Our other cameraman risked his life to film U.S. aid sacks being sold on the North Korean black market, with emaciated children begging for food close by. The labels on the sacks read, “A present from America.”
These aren’t the well-fed tots sent out to parade with Secretary of State Madeleine Albright in Pyongyang in October to assure us that U.S. aid was getting through. There are 200,000 orphans believed to be starving, despite the fact that North Korea receives more food aid per capita than all but one country in the world. “The international aid is being channeled to the military,” Ahn Chol says.
Clinton should know about Jang Gil-Su, a 15-year-old who risked being shot as he escaped to China. He and 14 members of his family are in hiding there, desperate to avoid the Chinese police who return North Korean refugees to face punishment, even death.

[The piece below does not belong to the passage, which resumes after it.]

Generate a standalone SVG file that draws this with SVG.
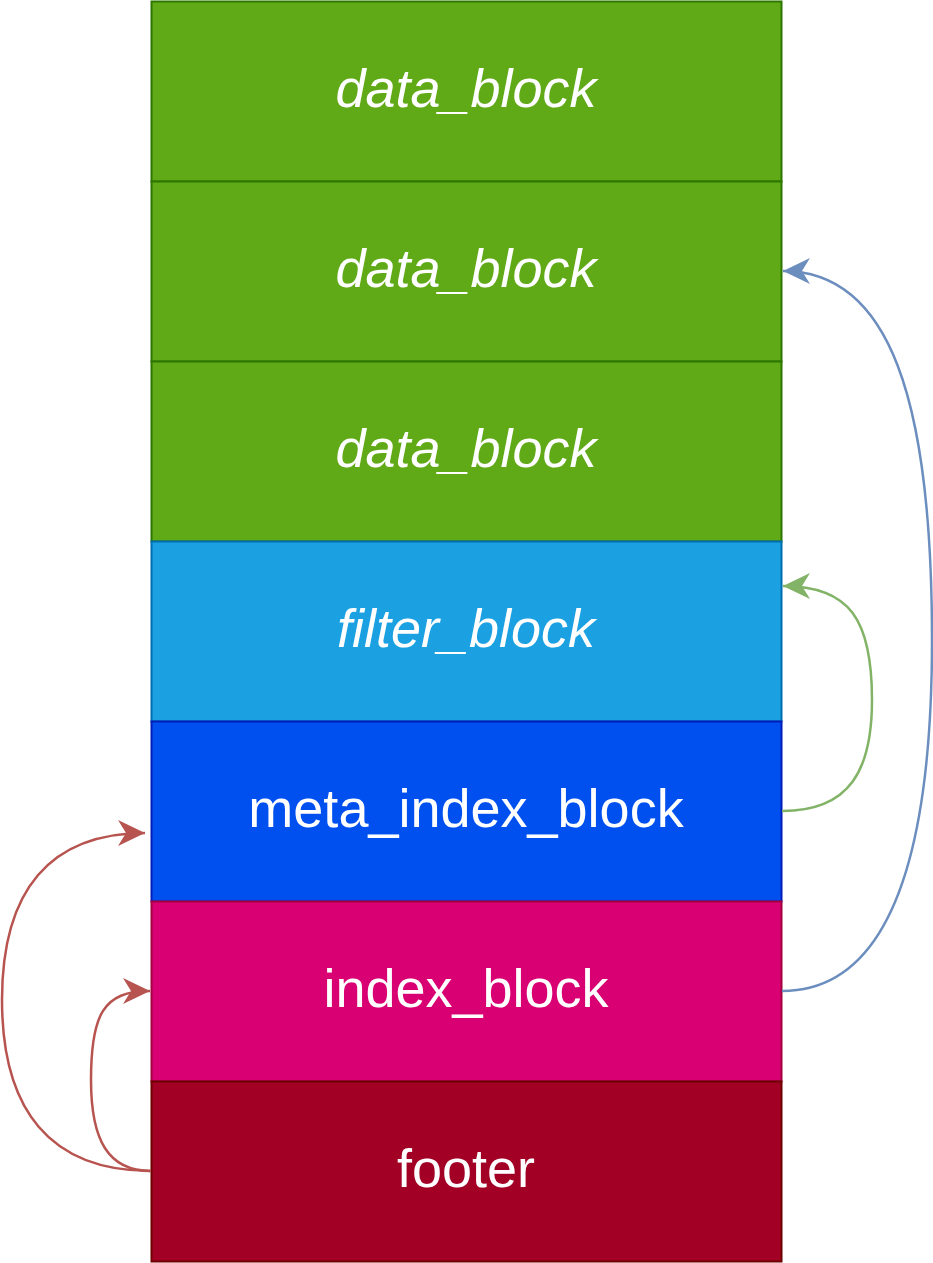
<svg xmlns="http://www.w3.org/2000/svg" width="933" height="1263" viewBox="0 0 933 1263">
  <style>
    .blk { stroke-width: 2; }
    .lbl { font-family: "Liberation Sans", Arial, sans-serif; font-size: 54px; fill: #ffffff; text-anchor: middle; }
    .it { font-style: italic; }
    .edge { fill: none; stroke-width: 2.5; }
  </style>
  <defs>
    <marker id="ahBlue" markerUnits="userSpaceOnUse" markerWidth="30" markerHeight="30" viewBox="-28 -14 30 28" refX="0" refY="0" orient="auto">
      <path d="M0 0 L-27 -13 L-19 0 L-27 13 Z" fill="#6c8ebf"/>
    </marker>
    <marker id="ahGreen" markerUnits="userSpaceOnUse" markerWidth="30" markerHeight="30" viewBox="-28 -14 30 28" refX="0" refY="0" orient="auto">
      <path d="M0 0 L-27 -13 L-19 0 L-27 13 Z" fill="#82b366"/>
    </marker>
    <marker id="ahRed" markerUnits="userSpaceOnUse" markerWidth="30" markerHeight="30" viewBox="-28 -14 30 28" refX="0" refY="0" orient="auto">
      <path d="M0 0 L-27 -13 L-19 0 L-27 13 Z" fill="#b85450"/>
    </marker>
  </defs>

  <g id="data_block_1">
    <rect class="blk" x="151.5" y="1.5" width="630" height="180" fill="#60a917" stroke="#2d7600"/>
    <text class="lbl it" x="466" y="107">data_block</text>
  </g>
  <g id="data_block_2">
    <rect class="blk" x="151.5" y="181.5" width="630" height="180" fill="#60a917" stroke="#2d7600"/>
    <text class="lbl it" x="466" y="287">data_block</text>
  </g>
  <g id="data_block_3">
    <rect class="blk" x="151.5" y="361.5" width="630" height="180" fill="#60a917" stroke="#2d7600"/>
    <text class="lbl it" x="466" y="467">data_block</text>
  </g>
  <g id="filter_block">
    <rect class="blk" x="151.5" y="541.5" width="630" height="180" fill="#1ba1e2" stroke="#006eaf"/>
    <text class="lbl it" x="466" y="647">filter_block</text>
  </g>
  <g id="meta_index_block">
    <rect class="blk" x="151.5" y="721.5" width="630" height="180" fill="#0050ef" stroke="#001dbc"/>
    <text class="lbl" x="466" y="827">meta_index_block</text>
  </g>
  <g id="index_block">
    <rect class="blk" x="151.5" y="901.5" width="630" height="180" fill="#d80073" stroke="#a50040"/>
    <text class="lbl" x="466" y="1007">index_block</text>
  </g>
  <g id="footer">
    <rect class="blk" x="151.5" y="1081.5" width="630" height="180" fill="#a20025" stroke="#6f0000"/>
    <text class="lbl" x="466" y="1187">footer</text>
  </g>

  <g id="connectors">
    <!-- index_block -> data_block -->
    <path class="edge" stroke="#6c8ebf" marker-end="url(#ahBlue)" d="M782 991 C880 991 932 880 932 640 C932 400 890 271 783 271"/>
    <!-- meta_index_block -> filter_block -->
    <path class="edge" stroke="#82b366" marker-end="url(#ahGreen)" d="M782 811 C850 811 872 770 872 700 C872 620 850 586 783 586"/>
    <!-- footer -> meta_index_block -->
    <path class="edge" stroke="#b85450" marker-end="url(#ahRed)" d="M151 1171 C50 1171 2 1110 2 1000 C2 890 50 833 145 833"/>
    <!-- footer -> index_block -->
    <path class="edge" stroke="#b85450" marker-end="url(#ahRed)" d="M151 1171 C108 1171 91 1140 91 1080 C91 1015 103 991 150 991"/>
  </g>
</svg>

Jang’s is a chilling case. Over the last three years, he has drawn and annotated 120 pictures of everyday life in his country. The Center for Saving Gil-Su’s Family, headed by Prof. Dongkyu Kim of Korea University, gave these drawings to me, and they have been published in Seoul in book form. They show families eating anything to survive: pine bark, snakes, rats. A man at a market stall--"Man selling human flesh at a farmers market in Hoeroung city,” writes Jang.
Human flesh? “Saram hoki” (cannibalism), other refugees tell us. All of the North Koreans we interviewed knew about it. Gil-Su’s picture of a dismembered child in a cooking pot says more than any of the numbing statistics. “There are many cases of killing people and eating the flesh,” a refugee told us. “You eat it, without knowing it’s human flesh,” a teenage orphan added. “You’re so hungry, you just eat it.”
The starvation is no accident. North Korea has done nothing to address its food crisis, said Lee Min Bok, a former top North Korean agricultural expert. Natural disasters are blamed, but the regime’s Stalinist agricultural policy is the main culprit. Lee should know; he went to prison in North Korea for proposing reform.
Meanwhile, North Korea is supplying Americans with a quick fix. One farmer told us that he and other farmers were ordered by the state to stop growing food and to grow opium instead. The opium would then be processed by the state into heroin and sold abroad. The proceeds would go to arm the military. This farmer could be killed if he were caught talking to us. “I have to let the world know what’s going on,” he said.
Survivors of North Korea’s prison camps present an even bleaker picture. Eyewitnesses attest to 12 of these camps, with a total population of 200,000. A former prison guard told us that whole families are incarcerated in these camps. Women are sexually abused and tortured. Children are forced to do hard labor in mines. Many children died this way, says Kang Chul-hwan, who was imprisoned when he was 9 years old. Nine! Why? Imprisoning families for something a father, husband or son may have said against the state--however trivial--is how the dictatorship controls dissent. “There hasn’t been a single demonstration in North Korea for the last 50 years,” Kang says. “Who would dare dissent if you know your family will be taken away?”
Despite international reports of these horrors, the Clinton administration is silent on North Korean human rights, tip-toeing around Kim Jong Il. But as the victims of this brutal regime would attest, Kim’s reign has been psychopathic, perverted. Can any democratic leader shake hands with a dictator who imprisons little children and who has driven his people to cannibalism?
Ignoring North Korea’s abominations is an abomination in itself. The pictures do not lie. However Clinton begins to shape his legacy, he must not end it with appeasement. “Three million people have died since Kim Jong Il came to power,” one refugee told us. “It is a war without sound. Because you die of hunger.” Or end up eaten.